## Start Data shown

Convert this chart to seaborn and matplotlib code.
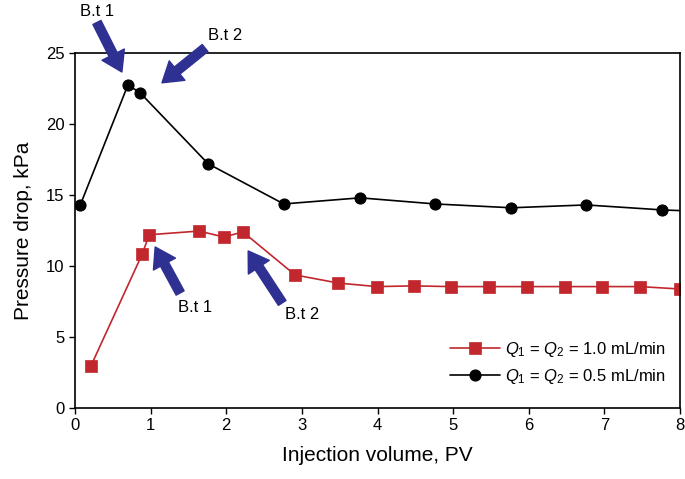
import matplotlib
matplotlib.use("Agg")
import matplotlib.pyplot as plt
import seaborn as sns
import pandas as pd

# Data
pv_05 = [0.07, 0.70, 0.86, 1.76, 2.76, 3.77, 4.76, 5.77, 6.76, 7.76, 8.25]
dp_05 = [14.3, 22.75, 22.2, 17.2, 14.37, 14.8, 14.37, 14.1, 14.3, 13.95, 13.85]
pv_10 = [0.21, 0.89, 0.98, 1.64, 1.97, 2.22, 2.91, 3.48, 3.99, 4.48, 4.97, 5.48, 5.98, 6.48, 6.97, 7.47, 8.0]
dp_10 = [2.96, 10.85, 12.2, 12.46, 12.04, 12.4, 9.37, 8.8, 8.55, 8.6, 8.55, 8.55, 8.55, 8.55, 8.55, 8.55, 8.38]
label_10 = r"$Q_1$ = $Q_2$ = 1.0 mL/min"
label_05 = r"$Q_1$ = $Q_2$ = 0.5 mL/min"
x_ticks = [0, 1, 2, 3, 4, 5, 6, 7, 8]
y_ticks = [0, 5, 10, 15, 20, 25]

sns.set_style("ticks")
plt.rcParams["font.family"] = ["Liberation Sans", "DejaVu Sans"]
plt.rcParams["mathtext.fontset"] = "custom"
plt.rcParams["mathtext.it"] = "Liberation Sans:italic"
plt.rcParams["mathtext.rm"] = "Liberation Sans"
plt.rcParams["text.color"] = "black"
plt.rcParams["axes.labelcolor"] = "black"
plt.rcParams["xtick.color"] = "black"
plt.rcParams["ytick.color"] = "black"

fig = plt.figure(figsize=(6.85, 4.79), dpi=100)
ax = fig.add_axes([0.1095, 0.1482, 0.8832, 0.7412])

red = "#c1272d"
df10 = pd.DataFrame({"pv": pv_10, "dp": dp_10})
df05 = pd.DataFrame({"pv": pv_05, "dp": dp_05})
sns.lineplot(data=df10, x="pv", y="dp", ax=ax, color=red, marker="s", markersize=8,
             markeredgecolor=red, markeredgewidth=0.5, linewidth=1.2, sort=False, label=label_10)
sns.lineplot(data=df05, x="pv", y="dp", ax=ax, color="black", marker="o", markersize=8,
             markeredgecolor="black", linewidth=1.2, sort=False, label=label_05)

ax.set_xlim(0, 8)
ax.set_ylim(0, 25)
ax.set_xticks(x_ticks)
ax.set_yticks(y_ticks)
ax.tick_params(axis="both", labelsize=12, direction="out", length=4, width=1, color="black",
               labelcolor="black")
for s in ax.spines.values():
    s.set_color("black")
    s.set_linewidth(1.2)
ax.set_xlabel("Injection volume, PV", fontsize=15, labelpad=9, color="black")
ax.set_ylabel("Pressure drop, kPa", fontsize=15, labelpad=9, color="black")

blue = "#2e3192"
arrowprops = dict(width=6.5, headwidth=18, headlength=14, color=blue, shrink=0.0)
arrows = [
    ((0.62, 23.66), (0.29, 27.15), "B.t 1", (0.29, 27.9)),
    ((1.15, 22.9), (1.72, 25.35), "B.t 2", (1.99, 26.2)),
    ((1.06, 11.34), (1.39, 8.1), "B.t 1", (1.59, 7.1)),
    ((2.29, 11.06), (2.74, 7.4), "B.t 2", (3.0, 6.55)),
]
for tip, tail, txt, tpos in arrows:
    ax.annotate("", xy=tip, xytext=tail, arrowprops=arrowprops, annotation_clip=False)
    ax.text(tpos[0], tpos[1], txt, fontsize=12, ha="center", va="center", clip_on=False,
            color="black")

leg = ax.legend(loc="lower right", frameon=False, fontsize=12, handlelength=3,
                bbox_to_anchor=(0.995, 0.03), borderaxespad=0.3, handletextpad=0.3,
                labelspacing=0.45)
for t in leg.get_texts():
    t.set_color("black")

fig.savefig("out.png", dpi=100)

## End Data shown

- [Short task]
Return only the lines from the start of the data through the line that contains "y_ticks = [0, 5, 10, 15, 20, 25]", please, copying them exactly and omitting all pictures.

- [Exercise response]
Convert this chart to seaborn and matplotlib code.
import matplotlib
matplotlib.use("Agg")
import matplotlib.pyplot as plt
import seaborn as sns
import pandas as pd

# Data
pv_05 = [0.07, 0.70, 0.86, 1.76, 2.76, 3.77, 4.76, 5.77, 6.76, 7.76, 8.25]
dp_05 = [14.3, 22.75, 22.2, 17.2, 14.37, 14.8, 14.37, 14.1, 14.3, 13.95, 13.85]
pv_10 = [0.21, 0.89, 0.98, 1.64, 1.97, 2.22, 2.91, 3.48, 3.99, 4.48, 4.97, 5.48, 5.98, 6.48, 6.97, 7.47, 8.0]
dp_10 = [2.96, 10.85, 12.2, 12.46, 12.04, 12.4, 9.37, 8.8, 8.55, 8.6, 8.55, 8.55, 8.55, 8.55, 8.55, 8.55, 8.38]
label_10 = r"$Q_1$ = $Q_2$ = 1.0 mL/min"
label_05 = r"$Q_1$ = $Q_2$ = 0.5 mL/min"
x_ticks = [0, 1, 2, 3, 4, 5, 6, 7, 8]
y_ticks = [0, 5, 10, 15, 20, 25]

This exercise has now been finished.